Sérephine (based on painter Sérephine Louis) keeps a careful guard over her inner life so that she can work as a maid in a boarding house without calling attention to herself. Her biggest complaint about her job isn’t that it’s strenuous and demeaning, but that it takes up so much of her time. She wants more time to climb trees, pick flowers, and most of all, to paint frantically late into the night. Wilhelm Ulde (Ulrich Tukur, also based on a real person), who stays in the boarding house, also tries to keep a low profile so that he can have some peace. Parisian socialites fawn over him because he’s the art dealer who discovered Rousseau and Picasso. Less sophisticated folks taunt him because he’s German. Germans won’t accept him for being gay.

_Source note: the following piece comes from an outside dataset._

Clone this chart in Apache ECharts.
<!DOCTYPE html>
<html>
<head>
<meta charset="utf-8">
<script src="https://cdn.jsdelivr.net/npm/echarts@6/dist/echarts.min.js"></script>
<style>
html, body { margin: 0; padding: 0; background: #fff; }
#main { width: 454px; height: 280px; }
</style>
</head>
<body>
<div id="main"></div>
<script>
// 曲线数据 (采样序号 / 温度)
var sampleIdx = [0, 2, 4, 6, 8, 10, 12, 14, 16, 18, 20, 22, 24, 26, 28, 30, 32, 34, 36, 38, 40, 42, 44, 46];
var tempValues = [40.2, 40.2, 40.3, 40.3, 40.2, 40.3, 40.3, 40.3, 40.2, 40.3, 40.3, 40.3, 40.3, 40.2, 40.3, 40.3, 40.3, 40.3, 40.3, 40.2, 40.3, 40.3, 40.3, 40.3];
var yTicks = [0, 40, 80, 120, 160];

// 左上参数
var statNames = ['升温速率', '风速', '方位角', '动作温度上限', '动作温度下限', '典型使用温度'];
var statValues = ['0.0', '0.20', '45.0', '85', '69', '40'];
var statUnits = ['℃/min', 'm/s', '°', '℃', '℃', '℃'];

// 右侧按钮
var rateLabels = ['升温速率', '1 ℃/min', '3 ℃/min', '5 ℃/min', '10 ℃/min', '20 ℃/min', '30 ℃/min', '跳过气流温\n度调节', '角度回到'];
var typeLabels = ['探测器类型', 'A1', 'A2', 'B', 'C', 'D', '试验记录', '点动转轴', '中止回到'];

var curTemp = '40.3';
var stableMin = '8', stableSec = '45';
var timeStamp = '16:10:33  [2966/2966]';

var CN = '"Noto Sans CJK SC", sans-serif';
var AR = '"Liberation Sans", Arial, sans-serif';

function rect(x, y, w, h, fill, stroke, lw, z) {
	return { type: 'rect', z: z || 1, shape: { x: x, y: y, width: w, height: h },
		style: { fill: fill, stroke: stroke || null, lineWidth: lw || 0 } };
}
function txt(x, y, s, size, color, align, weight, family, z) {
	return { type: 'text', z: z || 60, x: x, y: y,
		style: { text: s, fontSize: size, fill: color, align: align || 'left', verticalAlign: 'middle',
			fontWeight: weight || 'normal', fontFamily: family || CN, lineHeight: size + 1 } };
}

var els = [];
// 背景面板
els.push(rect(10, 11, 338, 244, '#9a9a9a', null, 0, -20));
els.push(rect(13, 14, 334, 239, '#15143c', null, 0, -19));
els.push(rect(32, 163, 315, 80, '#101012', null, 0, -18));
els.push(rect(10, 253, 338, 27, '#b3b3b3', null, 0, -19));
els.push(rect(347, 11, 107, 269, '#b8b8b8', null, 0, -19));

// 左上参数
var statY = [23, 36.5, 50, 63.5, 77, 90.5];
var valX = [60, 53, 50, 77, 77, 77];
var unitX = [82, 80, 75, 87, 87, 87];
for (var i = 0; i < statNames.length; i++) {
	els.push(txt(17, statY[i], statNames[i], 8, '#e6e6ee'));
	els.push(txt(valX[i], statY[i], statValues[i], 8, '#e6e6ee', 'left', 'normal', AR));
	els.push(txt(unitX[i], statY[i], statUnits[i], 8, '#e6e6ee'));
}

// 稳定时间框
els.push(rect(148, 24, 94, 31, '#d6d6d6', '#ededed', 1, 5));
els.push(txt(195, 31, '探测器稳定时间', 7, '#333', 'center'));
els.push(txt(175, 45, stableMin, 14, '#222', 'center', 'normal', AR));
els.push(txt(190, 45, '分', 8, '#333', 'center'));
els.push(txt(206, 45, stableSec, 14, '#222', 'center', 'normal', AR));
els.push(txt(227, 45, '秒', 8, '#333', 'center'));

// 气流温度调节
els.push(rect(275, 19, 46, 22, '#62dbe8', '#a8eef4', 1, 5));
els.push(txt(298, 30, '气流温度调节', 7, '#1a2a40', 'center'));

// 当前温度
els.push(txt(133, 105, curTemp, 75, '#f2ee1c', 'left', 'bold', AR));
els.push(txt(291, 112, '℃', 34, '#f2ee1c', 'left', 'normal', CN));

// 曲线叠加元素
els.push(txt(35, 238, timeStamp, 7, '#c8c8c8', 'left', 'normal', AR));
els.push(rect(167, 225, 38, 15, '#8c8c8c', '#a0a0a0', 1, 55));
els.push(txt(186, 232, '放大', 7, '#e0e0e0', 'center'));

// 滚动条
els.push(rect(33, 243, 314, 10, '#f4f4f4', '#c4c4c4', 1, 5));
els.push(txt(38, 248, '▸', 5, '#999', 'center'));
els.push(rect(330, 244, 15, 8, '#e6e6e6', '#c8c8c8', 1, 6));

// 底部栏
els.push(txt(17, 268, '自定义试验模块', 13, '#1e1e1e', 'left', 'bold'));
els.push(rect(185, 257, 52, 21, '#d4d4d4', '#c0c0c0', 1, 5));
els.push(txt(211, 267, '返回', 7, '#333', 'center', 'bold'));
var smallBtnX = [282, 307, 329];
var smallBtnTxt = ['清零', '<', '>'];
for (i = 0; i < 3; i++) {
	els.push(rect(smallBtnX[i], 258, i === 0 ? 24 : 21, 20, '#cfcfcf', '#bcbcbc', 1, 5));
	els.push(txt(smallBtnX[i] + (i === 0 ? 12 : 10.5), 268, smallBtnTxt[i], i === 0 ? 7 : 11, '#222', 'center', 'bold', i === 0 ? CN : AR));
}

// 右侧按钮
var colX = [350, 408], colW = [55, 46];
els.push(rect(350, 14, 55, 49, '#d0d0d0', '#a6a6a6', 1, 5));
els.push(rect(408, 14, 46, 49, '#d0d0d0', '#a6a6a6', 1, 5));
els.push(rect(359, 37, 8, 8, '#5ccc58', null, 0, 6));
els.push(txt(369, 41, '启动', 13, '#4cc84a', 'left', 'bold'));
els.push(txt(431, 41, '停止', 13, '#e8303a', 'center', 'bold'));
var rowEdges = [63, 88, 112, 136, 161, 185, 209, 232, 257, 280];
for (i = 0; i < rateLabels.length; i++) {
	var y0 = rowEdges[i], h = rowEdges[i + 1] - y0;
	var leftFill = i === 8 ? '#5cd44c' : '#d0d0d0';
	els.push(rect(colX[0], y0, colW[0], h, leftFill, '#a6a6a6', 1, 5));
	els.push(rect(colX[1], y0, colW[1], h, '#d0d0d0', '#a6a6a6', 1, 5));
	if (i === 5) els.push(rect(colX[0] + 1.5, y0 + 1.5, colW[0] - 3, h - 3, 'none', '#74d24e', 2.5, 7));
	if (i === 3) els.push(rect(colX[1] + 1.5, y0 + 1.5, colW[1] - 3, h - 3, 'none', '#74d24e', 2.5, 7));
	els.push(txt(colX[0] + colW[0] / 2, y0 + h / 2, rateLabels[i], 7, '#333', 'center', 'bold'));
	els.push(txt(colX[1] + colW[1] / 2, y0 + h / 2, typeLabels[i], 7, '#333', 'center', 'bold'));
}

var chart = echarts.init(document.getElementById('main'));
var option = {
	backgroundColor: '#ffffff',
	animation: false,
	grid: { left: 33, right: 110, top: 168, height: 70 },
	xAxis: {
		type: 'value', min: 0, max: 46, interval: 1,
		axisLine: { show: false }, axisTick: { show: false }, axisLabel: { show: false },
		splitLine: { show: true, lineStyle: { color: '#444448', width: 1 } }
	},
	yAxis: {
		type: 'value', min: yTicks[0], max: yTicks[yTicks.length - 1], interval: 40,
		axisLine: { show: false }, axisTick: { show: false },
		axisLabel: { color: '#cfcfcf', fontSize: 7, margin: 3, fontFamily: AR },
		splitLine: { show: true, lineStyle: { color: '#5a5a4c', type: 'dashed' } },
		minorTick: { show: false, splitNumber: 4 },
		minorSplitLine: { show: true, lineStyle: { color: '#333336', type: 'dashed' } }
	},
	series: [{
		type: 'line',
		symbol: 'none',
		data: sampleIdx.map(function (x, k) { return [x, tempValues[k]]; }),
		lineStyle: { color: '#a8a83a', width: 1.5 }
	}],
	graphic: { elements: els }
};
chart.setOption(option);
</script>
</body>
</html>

Sérephine and Wilhelm can fool everyone but each other. When they first meet, Wilhelm takes a very brief glance at Sérephine’s ankle, almost as if he were aroused by her. Willhelm tries to get to know Sérephine better and she also seems curious about him, but the social barriers are too strong to overcome. He tries to make conversation, and she keeps answers as short and obedient as she can. When he finds out that she’s an artist and sees her work, he thinks that she can become a famous artist in the “naïve” untrained style. He somehow knows that her paintings of plants have been inspired by past misfortune. He grows upset with her in a very master of the house kind of way, and sits her down for a lecture. When he realizes that he is quite literally talking down to her, he bends down, looks up at her, and continuous to talk condescendingly.

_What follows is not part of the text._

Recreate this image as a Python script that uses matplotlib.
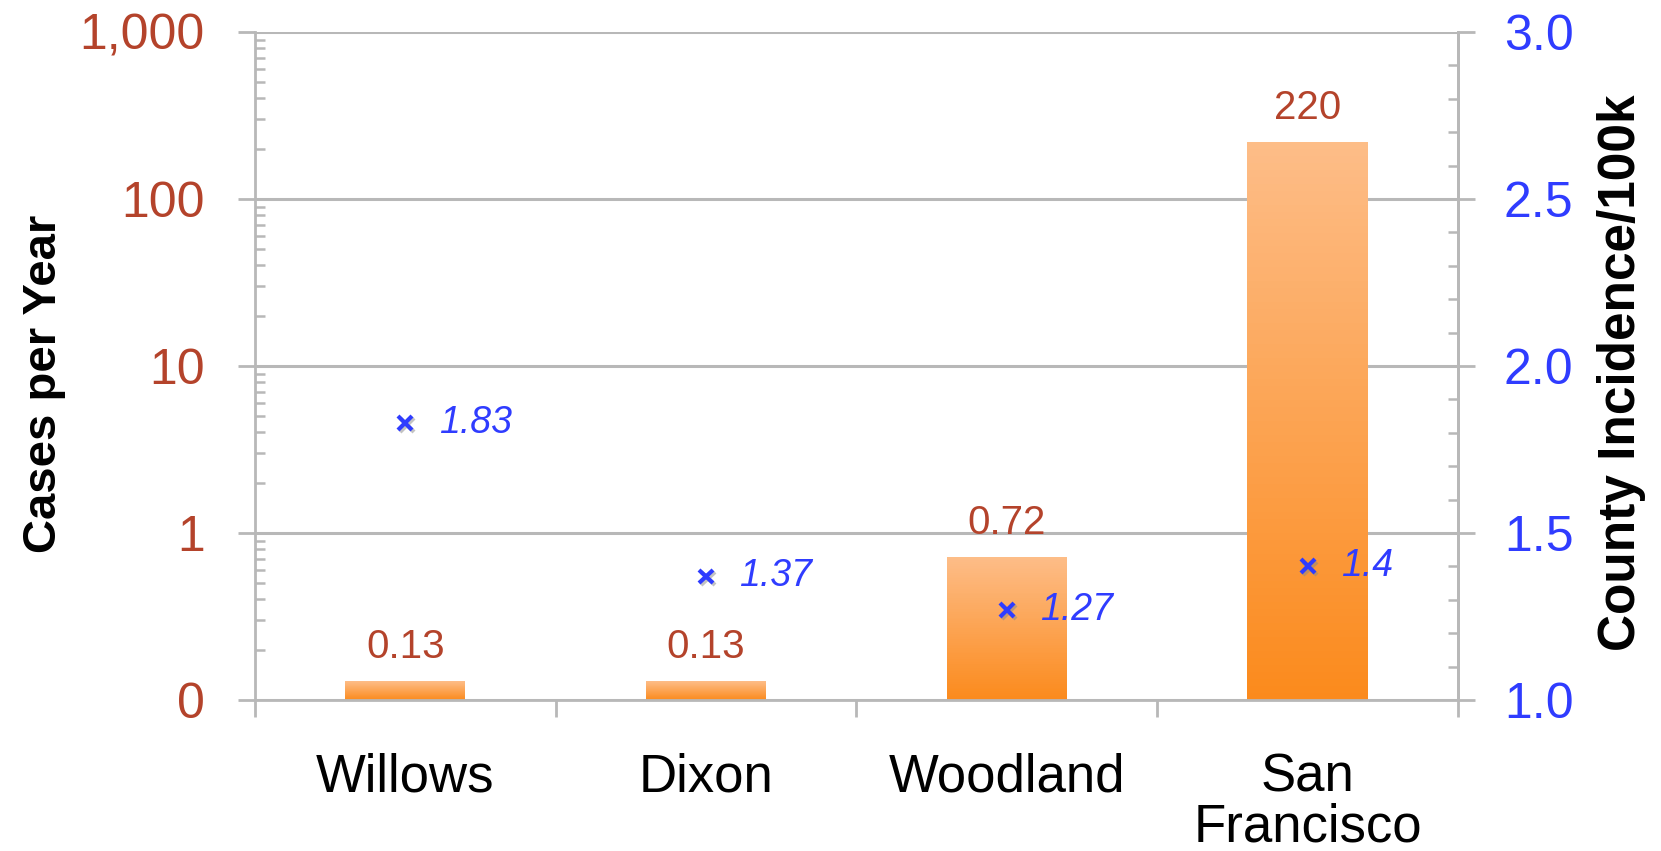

Both the boarding house and the woods lack electric light, and there seems to be a clue in every corner, behind every shadow. As she cleans Wilhelm’s room, Sérephine uncovers the books, papers, and drawings that mark him as at least an intellectual, if not an artist. While Wilhelm doesn’t hug and sing to trees like Sérephine, he takes a stroll, and finds her bathing in a stream deep in the woods. These silent moments of discovery, are when the relationship between Wilhelm and Sérephine is at its best. As a side note, I hate how the word “relationship” has become so heavily associated with romantic relationships. A romantic relationship ought to be called a “romance”—it sounds much nicer, and it frees up the word “relationship” to describe what there is between Wilhelm and Sérephine, who are very close to each other but are neither friends nor lovers.
Sérephine is a lot of what I wish I could be. She is simple but wise. She is a steadfast believer in the God of the Bible. She is in touch with nature. And most of all, she is an artistic genius. As Wilhelm becomes her patron and moves her to Paris, part of me wants her to continue scrubbing floors in obscurity, as if the purpose of her life were to live out my bourgeois fantasy of the starving artist’s life. This is an unfair expectation.

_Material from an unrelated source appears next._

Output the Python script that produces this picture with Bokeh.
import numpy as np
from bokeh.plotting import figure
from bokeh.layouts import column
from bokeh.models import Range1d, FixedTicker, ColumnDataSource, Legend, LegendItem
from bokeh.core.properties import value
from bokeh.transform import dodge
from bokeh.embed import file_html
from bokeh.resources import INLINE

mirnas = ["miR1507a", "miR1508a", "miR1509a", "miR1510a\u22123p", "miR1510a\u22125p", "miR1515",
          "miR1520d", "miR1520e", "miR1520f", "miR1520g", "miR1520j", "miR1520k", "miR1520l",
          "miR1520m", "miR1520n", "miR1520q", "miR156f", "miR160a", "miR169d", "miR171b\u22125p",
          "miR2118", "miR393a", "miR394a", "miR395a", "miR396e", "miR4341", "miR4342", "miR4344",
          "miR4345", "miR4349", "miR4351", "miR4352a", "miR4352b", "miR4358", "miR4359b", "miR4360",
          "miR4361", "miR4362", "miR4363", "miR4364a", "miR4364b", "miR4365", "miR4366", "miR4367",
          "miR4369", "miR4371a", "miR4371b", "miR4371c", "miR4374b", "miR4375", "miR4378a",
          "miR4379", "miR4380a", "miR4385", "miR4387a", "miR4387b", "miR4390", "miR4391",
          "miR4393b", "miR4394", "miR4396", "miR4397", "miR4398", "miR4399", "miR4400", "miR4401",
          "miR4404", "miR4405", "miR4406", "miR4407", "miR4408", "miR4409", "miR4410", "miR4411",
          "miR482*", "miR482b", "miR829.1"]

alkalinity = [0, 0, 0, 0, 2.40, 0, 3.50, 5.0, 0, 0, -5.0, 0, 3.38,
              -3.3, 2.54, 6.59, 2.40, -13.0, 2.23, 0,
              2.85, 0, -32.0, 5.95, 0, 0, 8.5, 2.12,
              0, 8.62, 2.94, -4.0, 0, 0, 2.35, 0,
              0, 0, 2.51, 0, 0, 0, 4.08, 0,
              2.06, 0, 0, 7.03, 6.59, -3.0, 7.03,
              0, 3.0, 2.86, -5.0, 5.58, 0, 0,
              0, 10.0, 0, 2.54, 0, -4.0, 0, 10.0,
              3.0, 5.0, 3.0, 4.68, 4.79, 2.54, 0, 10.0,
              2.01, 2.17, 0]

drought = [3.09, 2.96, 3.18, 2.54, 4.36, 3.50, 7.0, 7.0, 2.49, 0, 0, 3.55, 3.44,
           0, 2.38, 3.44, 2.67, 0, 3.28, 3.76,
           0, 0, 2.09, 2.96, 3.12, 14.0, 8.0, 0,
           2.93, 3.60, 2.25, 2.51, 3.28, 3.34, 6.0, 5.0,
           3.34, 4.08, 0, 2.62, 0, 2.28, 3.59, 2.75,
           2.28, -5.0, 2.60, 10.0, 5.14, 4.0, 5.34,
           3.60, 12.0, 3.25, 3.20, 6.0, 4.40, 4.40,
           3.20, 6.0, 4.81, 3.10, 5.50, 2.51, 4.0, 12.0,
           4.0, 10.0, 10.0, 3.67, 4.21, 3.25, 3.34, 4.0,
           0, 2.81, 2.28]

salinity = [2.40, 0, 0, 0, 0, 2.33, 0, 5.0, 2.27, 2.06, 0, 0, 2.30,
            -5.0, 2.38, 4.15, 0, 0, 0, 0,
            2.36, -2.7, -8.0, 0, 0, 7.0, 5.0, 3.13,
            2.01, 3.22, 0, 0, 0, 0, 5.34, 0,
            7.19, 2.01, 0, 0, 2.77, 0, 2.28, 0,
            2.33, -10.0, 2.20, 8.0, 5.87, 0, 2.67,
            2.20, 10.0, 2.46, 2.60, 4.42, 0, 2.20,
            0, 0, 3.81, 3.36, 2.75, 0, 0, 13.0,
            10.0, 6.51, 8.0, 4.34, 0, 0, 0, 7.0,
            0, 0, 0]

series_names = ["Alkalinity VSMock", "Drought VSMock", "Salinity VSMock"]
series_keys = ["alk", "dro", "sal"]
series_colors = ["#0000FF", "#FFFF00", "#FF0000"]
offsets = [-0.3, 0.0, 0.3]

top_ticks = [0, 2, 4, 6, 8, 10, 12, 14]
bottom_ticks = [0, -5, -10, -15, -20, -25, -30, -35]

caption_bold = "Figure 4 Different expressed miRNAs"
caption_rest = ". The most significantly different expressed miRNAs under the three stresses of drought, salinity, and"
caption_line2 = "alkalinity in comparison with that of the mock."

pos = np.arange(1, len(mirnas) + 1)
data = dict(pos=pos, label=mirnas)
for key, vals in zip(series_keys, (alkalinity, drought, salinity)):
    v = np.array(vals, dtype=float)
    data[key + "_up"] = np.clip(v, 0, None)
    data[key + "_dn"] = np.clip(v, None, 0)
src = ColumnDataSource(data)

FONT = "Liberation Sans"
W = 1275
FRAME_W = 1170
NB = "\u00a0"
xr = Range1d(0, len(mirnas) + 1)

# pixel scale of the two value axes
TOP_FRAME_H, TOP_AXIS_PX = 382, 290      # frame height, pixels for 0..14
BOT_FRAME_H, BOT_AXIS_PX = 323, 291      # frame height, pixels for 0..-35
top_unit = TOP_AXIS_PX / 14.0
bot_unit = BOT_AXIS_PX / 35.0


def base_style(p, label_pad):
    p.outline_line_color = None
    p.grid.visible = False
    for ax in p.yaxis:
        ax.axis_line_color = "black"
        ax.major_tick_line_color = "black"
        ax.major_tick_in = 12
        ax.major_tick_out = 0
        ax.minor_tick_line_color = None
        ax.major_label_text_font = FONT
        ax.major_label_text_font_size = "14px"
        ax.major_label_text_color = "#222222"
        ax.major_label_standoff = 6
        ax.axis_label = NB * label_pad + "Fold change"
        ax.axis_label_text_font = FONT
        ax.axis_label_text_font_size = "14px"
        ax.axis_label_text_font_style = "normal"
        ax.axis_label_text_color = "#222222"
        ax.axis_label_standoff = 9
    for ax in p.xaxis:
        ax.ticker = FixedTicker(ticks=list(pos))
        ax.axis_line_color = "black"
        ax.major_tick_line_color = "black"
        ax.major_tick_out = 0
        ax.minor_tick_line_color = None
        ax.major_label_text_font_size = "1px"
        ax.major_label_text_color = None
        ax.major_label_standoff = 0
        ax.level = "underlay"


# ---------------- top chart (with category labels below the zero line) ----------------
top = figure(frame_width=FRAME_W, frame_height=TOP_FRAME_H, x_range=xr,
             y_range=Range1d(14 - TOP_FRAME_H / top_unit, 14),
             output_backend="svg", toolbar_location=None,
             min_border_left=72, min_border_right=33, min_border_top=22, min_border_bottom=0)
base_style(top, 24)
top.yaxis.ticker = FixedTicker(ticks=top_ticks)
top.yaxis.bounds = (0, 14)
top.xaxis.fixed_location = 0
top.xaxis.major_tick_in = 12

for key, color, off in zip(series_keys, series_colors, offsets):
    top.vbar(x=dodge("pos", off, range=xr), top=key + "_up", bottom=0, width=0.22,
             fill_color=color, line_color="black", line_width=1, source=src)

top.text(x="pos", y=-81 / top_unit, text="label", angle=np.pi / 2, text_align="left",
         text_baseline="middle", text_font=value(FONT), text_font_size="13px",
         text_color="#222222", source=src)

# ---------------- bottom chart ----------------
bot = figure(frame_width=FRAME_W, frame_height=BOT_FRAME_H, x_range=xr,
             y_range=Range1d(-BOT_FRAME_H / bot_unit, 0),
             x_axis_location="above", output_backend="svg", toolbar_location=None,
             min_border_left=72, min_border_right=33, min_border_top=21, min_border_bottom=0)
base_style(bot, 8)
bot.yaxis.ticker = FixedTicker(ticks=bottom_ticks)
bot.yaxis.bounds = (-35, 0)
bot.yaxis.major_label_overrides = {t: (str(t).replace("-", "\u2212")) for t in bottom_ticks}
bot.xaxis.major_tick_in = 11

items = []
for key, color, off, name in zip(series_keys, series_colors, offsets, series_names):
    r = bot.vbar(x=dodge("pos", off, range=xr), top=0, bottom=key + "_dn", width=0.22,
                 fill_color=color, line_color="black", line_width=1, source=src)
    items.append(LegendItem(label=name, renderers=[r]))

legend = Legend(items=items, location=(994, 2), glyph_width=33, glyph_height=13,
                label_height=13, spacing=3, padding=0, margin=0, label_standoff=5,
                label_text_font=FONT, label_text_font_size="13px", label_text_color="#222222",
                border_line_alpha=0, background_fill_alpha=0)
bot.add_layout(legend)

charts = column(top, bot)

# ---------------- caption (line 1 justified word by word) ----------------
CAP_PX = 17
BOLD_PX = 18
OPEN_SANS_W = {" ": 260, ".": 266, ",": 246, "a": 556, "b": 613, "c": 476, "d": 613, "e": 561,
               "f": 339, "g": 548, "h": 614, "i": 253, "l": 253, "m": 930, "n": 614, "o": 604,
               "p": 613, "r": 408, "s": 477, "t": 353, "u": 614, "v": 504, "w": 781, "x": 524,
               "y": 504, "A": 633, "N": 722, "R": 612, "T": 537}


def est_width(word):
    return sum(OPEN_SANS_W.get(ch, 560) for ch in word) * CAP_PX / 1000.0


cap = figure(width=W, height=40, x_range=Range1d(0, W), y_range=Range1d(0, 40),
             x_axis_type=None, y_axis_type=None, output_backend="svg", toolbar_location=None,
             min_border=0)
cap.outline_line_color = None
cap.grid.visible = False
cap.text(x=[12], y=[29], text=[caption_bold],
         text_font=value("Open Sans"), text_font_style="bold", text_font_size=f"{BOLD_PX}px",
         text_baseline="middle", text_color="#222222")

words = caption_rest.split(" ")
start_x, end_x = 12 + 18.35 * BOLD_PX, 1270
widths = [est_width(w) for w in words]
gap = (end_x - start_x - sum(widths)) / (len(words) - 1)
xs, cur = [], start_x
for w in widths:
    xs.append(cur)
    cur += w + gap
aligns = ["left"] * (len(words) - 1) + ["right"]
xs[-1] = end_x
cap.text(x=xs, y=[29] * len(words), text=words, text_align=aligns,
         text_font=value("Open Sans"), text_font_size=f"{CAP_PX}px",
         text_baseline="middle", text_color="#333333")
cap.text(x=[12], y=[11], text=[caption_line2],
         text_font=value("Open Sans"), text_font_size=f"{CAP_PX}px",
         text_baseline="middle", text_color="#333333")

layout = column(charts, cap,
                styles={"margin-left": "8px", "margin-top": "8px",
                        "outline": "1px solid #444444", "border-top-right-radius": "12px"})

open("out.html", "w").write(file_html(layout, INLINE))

As A.O. Scott points out in his review, a story about an artist’s response to success runs a huge risk of not saying anything new, but this one does. Sérephine does have her time in the spotlight, but it’s the type of short stint that makes someone hungry for more attention but only able to get it from oneself. At first I thought that Sérephine’s newfound self-love was overemphasized. Her quiet, charming hymns sung to herself become booming off-key oratorios that everyone in the house can hear. Her thankfulness to God for inspiring her becomes a love of herself for being the inspired one. She stops making her own paints. She begins to strike poses, looking the way she thinks an artist should look. She wants a big house, fancy things, and servants of her own. Her transformation may seem too extreme to be believable, but this is only because she hasn’t completely lost herself. When compared with the arrogance expressed by Wilhelm and his protégé/lover Helmut (Nico Rogner), we find that Sérephine’s arrogance lacks nuance because it’s unnatural for her. No matter how much she changes, she can never get to the point at which she can get lost in it and start spewing nonsense like Wilhelm’s “I sell to collect. I don’t collect to sell” or Helmut’s “I don’t care about fame—that’s for after I’m dead.” But neither can she return to her naïveté. I want to say that she’s been corrupted but I can’t. Wilhelm may be a bit full of himself, but he treats her very well, providing her with whatever she needs both for her work and for her personal satisfaction. She may not have been hurt or corrupted, but she has been put into a situation in which there’s nowhere for her to bare her soul with that ambiguous stare.